> **TASK DIRECTIONS**
Reproduce every line of the material below, but drop the pictures.

> **DATA BLOCK**
= = = = =

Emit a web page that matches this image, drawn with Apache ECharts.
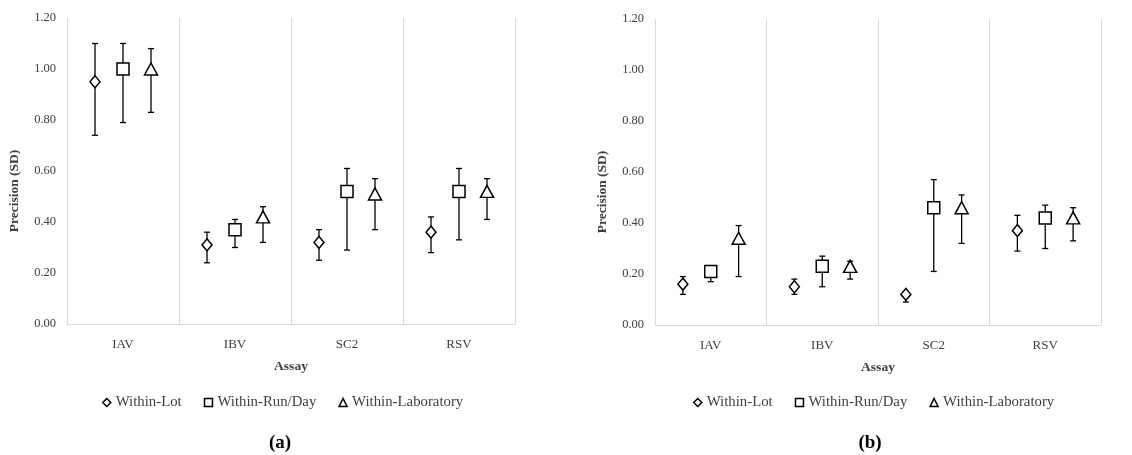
<!DOCTYPE html>
<html>
<head>
<meta charset="utf-8">
<script src="https://cdn.jsdelivr.net/npm/echarts@6/dist/echarts.min.js"></script>
<style>
  html, body { margin: 0; padding: 0; background: #fff; }
  #main { width: 1132px; height: 455px; }
</style>
</head>
<body>
<div id="main"></div>
<script>
// categories and series
const assays = ["IAV", "IBV", "SC2", "RSV"];
const seriesNames = ["Within-Lot", "Within-Run/Day", "Within-Laboratory"];
const symbols = ["diamond", "rect", "triangle"];
const symbolSizes = [[10, 12], 12, [13, 12]];

// y axis ticks: 0.00 .. 1.20 step 0.20
const yMin = 0;
const yMax = 1.2;
const yStep = 0.2;

// panel (a)
const lotA = [0.95, 0.31, 0.32, 0.36];
const lotALow = [0.74, 0.24, 0.25, 0.28];
const lotAHigh = [1.10, 0.36, 0.37, 0.42];
const runA = [1.00, 0.37, 0.52, 0.52];
const runALow = [0.79, 0.30, 0.29, 0.33];
const runAHigh = [1.10, 0.41, 0.61, 0.61];
const labA = [1.00, 0.42, 0.51, 0.52];
const labALow = [0.83, 0.32, 0.37, 0.41];
const labAHigh = [1.08, 0.46, 0.57, 0.57];

// panel (b)
const lotB = [0.16, 0.15, 0.12, 0.37];
const lotBLow = [0.12, 0.12, 0.09, 0.29];
const lotBHigh = [0.19, 0.18, 0.13, 0.43];
const runB = [0.21, 0.23, 0.46, 0.42];
const runBLow = [0.17, 0.15, 0.21, 0.30];
const runBHigh = [0.22, 0.27, 0.57, 0.47];
const labB = [0.34, 0.23, 0.46, 0.42];
const labBLow = [0.19, 0.18, 0.32, 0.33];
const labBHigh = [0.39, 0.25, 0.51, 0.46];

const panels = [
  { mean: [lotA, runA, labA], low: [lotALow, runALow, labALow], high: [lotAHigh, runAHigh, labAHigh] },
  { mean: [lotB, runB, labB], low: [lotBLow, runBLow, labBLow], high: [lotBHigh, runBHigh, labBHigh] },
];

const serif = "'Liberation Serif', 'DejaVu Serif', serif";
const textColor = "#404040";
const gridLine = "#d9d9d9";
const spread = 0.25; // offset of each series inside its category

const chart = echarts.init(document.getElementById("main"));

const xAxes = [];
const yAxes = [];
const series = [];

[0, 1].forEach((g) => {
  // visible category axis (labels + vertical separators)
  xAxes.push({
    type: "category",
    gridIndex: g,
    data: assays,
    boundaryGap: true,
    name: "Assay",
    nameLocation: "middle",
    nameGap: 36,
    nameTextStyle: { fontFamily: serif, fontWeight: "bold", fontSize: 13.5, color: textColor },
    axisLine: { show: true, lineStyle: { color: gridLine, width: 1 } },
    axisTick: { show: false },
    axisLabel: { fontFamily: serif, fontSize: 13, color: textColor, margin: 14 },
    splitLine: { show: true, lineStyle: { color: gridLine, width: 1 } },
  });
  // hidden value axis used to place the marks
  xAxes.push({
    type: "value",
    gridIndex: g,
    min: -0.5,
    max: assays.length - 0.5,
    show: false,
  });
  yAxes.push({
    type: "value",
    gridIndex: g,
    min: yMin,
    max: yMax,
    interval: yStep,
    name: "Precision (SD)",
    nameLocation: "middle",
    nameGap: 45,
    nameTextStyle: {
      fontFamily: serif, fontWeight: "bold", fontSize: 13.5, color: textColor,
      padding: [0, 40, 0, 0],
    },
    axisLine: { show: false },
    axisTick: { show: false },
    splitLine: { show: false },
    axisLabel: {
      fontFamily: serif, fontSize: 12.5, color: textColor, margin: 11,
      formatter: (v) => v.toFixed(2),
    },
  });

  const p = panels[g];
  seriesNames.forEach((name, s) => {
    const off = (s - 1) * spread;
    // error bars
    series.push({
      type: "custom",
      name: name,
      xAxisIndex: g * 2 + 1,
      yAxisIndex: g,
      z: 2,
      silent: true,
      data: assays.map((_, i) => [i + off, p.low[s][i], p.high[s][i]]),
      renderItem: (params, api) => {
        const x = api.value(0);
        const top = api.coord([x, api.value(2)]);
        const bot = api.coord([x, api.value(1)]);
        const cap = 3;
        const style = { stroke: "#000", lineWidth: 1.3 };
        return {
          type: "group",
          children: [
            { type: "line", shape: { x1: top[0], y1: top[1], x2: bot[0], y2: bot[1] }, style },
            { type: "line", shape: { x1: top[0] - cap, y1: top[1], x2: top[0] + cap, y2: top[1] }, style },
            { type: "line", shape: { x1: bot[0] - cap, y1: bot[1], x2: bot[0] + cap, y2: bot[1] }, style },
          ],
        };
      },
    });
    // markers
    series.push({
      type: "scatter",
      name: name,
      xAxisIndex: g * 2 + 1,
      yAxisIndex: g,
      z: 3,
      symbol: symbols[s],
      symbolSize: symbolSizes[s],
      itemStyle: { color: "#fff", borderColor: "#000", borderWidth: 1.5, opacity: 1 },
      data: assays.map((_, i) => [i + off, p.mean[s][i]]),
    });
  });
});

const legendBase = {
  orient: "horizontal",
  top: 390,
  itemWidth: 8,
  itemHeight: 8,
  itemGap: 22,
  selectedMode: false,
  textStyle: { fontFamily: serif, fontSize: 14.8, color: textColor },
  data: seriesNames.map((n, s) => ({
    name: n,
    icon: symbols[s],
    itemStyle: { color: "#fff", borderColor: "#000", borderWidth: 1.5 },
  })),
};

const option = {
  animation: false,
  grid: [
    { left: 67, top: 18, width: 448, height: 306 },
    { left: 655, top: 19, width: 446, height: 306 },
  ],
  xAxis: xAxes,
  yAxis: yAxes,
  legend: [
    Object.assign({}, legendBase, { left: 97 }),
    Object.assign({}, legendBase, { left: 688 }),
  ],
  graphic: [
    { type: "text", x: 280, y: 443, style: { text: "(a)", font: "bold 19px " + serif, fill: "#000", align: "center", verticalAlign: "middle" } },
    { type: "text", x: 870, y: 443, style: { text: "(b)", font: "bold 19px " + serif, fill: "#000", align: "center", verticalAlign: "middle" } },
  ],
  series: series,
};

chart.setOption(option);
</script>
</body>
</html>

= = = = =

> **ANSWER IN FULL**
Emit a web page that matches this image, drawn with Apache ECharts.
<!DOCTYPE html>
<html>
<head>
<meta charset="utf-8">
<script src="https://cdn.jsdelivr.net/npm/echarts@6/dist/echarts.min.js"></script>
<style>
  html, body { margin: 0; padding: 0; background: #fff; }
  #main { width: 1132px; height: 455px; }
</style>
</head>
<body>
<div id="main"></div>
<script>
// categories and series
const assays = ["IAV", "IBV", "SC2", "RSV"];
const seriesNames = ["Within-Lot", "Within-Run/Day", "Within-Laboratory"];
const symbols = ["diamond", "rect", "triangle"];
const symbolSizes = [[10, 12], 12, [13, 12]];

// y axis ticks: 0.00 .. 1.20 step 0.20
const yMin = 0;
const yMax = 1.2;
const yStep = 0.2;

// panel (a)
const lotA = [0.95, 0.31, 0.32, 0.36];
const lotALow = [0.74, 0.24, 0.25, 0.28];
const lotAHigh = [1.10, 0.36, 0.37, 0.42];
const runA = [1.00, 0.37, 0.52, 0.52];
const runALow = [0.79, 0.30, 0.29, 0.33];
const runAHigh = [1.10, 0.41, 0.61, 0.61];
const labA = [1.00, 0.42, 0.51, 0.52];
const labALow = [0.83, 0.32, 0.37, 0.41];
const labAHigh = [1.08, 0.46, 0.57, 0.57];

// panel (b)
const lotB = [0.16, 0.15, 0.12, 0.37];
const lotBLow = [0.12, 0.12, 0.09, 0.29];
const lotBHigh = [0.19, 0.18, 0.13, 0.43];
const runB = [0.21, 0.23, 0.46, 0.42];
const runBLow = [0.17, 0.15, 0.21, 0.30];
const runBHigh = [0.22, 0.27, 0.57, 0.47];
const labB = [0.34, 0.23, 0.46, 0.42];
const labBLow = [0.19, 0.18, 0.32, 0.33];
const labBHigh = [0.39, 0.25, 0.51, 0.46];

const panels = [
  { mean: [lotA, runA, labA], low: [lotALow, runALow, labALow], high: [lotAHigh, runAHigh, labAHigh] },
  { mean: [lotB, runB, labB], low: [lotBLow, runBLow, labBLow], high: [lotBHigh, runBHigh, labBHigh] },
];

const serif = "'Liberation Serif', 'DejaVu Serif', serif";
const textColor = "#404040";
const gridLine = "#d9d9d9";
const spread = 0.25; // offset of each series inside its category

const chart = echarts.init(document.getElementById("main"));

const xAxes = [];
const yAxes = [];
const series = [];

[0, 1].forEach((g) => {
  // visible category axis (labels + vertical separators)
  xAxes.push({
    type: "category",
    gridIndex: g,
    data: assays,
    boundaryGap: true,
    name: "Assay",
    nameLocation: "middle",
    nameGap: 36,
    nameTextStyle: { fontFamily: serif, fontWeight: "bold", fontSize: 13.5, color: textColor },
    axisLine: { show: true, lineStyle: { color: gridLine, width: 1 } },
    axisTick: { show: false },
    axisLabel: { fontFamily: serif, fontSize: 13, color: textColor, margin: 14 },
    splitLine: { show: true, lineStyle: { color: gridLine, width: 1 } },
  });
  // hidden value axis used to place the marks
  xAxes.push({
    type: "value",
    gridIndex: g,
    min: -0.5,
    max: assays.length - 0.5,
    show: false,
  });
  yAxes.push({
    type: "value",
    gridIndex: g,
    min: yMin,
    max: yMax,
    interval: yStep,
    name: "Precision (SD)",
    nameLocation: "middle",
    nameGap: 45,
    nameTextStyle: {
      fontFamily: serif, fontWeight: "bold", fontSize: 13.5, color: textColor,
      padding: [0, 40, 0, 0],
    },
    axisLine: { show: false },
    axisTick: { show: false },
    splitLine: { show: false },
    axisLabel: {
      fontFamily: serif, fontSize: 12.5, color: textColor, margin: 11,
      formatter: (v) => v.toFixed(2),
    },
  });

  const p = panels[g];
  seriesNames.forEach((name, s) => {
    const off = (s - 1) * spread;
    // error bars
    series.push({
      type: "custom",
      name: name,
      xAxisIndex: g * 2 + 1,
      yAxisIndex: g,
      z: 2,
      silent: true,
      data: assays.map((_, i) => [i + off, p.low[s][i], p.high[s][i]]),
      renderItem: (params, api) => {
        const x = api.value(0);
        const top = api.coord([x, api.value(2)]);
        const bot = api.coord([x, api.value(1)]);
        const cap = 3;
        const style = { stroke: "#000", lineWidth: 1.3 };
        return {
          type: "group",
          children: [
            { type: "line", shape: { x1: top[0], y1: top[1], x2: bot[0], y2: bot[1] }, style },
            { type: "line", shape: { x1: top[0] - cap, y1: top[1], x2: top[0] + cap, y2: top[1] }, style },
            { type: "line", shape: { x1: bot[0] - cap, y1: bot[1], x2: bot[0] + cap, y2: bot[1] }, style },
          ],
        };
      },
    });
    // markers
    series.push({
      type: "scatter",
      name: name,
      xAxisIndex: g * 2 + 1,
      yAxisIndex: g,
      z: 3,
      symbol: symbols[s],
      symbolSize: symbolSizes[s],
      itemStyle: { color: "#fff", borderColor: "#000", borderWidth: 1.5, opacity: 1 },
      data: assays.map((_, i) => [i + off, p.mean[s][i]]),
    });
  });
});

const legendBase = {
  orient: "horizontal",
  top: 390,
  itemWidth: 8,
  itemHeight: 8,
  itemGap: 22,
  selectedMode: false,
  textStyle: { fontFamily: serif, fontSize: 14.8, color: textColor },
  data: seriesNames.map((n, s) => ({
    name: n,
    icon: symbols[s],
    itemStyle: { color: "#fff", borderColor: "#000", borderWidth: 1.5 },
  })),
};

const option = {
  animation: false,
  grid: [
    { left: 67, top: 18, width: 448, height: 306 },
    { left: 655, top: 19, width: 446, height: 306 },
  ],
  xAxis: xAxes,
  yAxis: yAxes,
  legend: [
    Object.assign({}, legendBase, { left: 97 }),
    Object.assign({}, legendBase, { left: 688 }),
  ],
  graphic: [
    { type: "text", x: 280, y: 443, style: { text: "(a)", font: "bold 19px " + serif, fill: "#000", align: "center", verticalAlign: "middle" } },
    { type: "text", x: 870, y: 443, style: { text: "(b)", font: "bold 19px " + serif, fill: "#000", align: "center", verticalAlign: "middle" } },
  ],
  series: series,
};

chart.setOption(option);
</script>
</body>
</html>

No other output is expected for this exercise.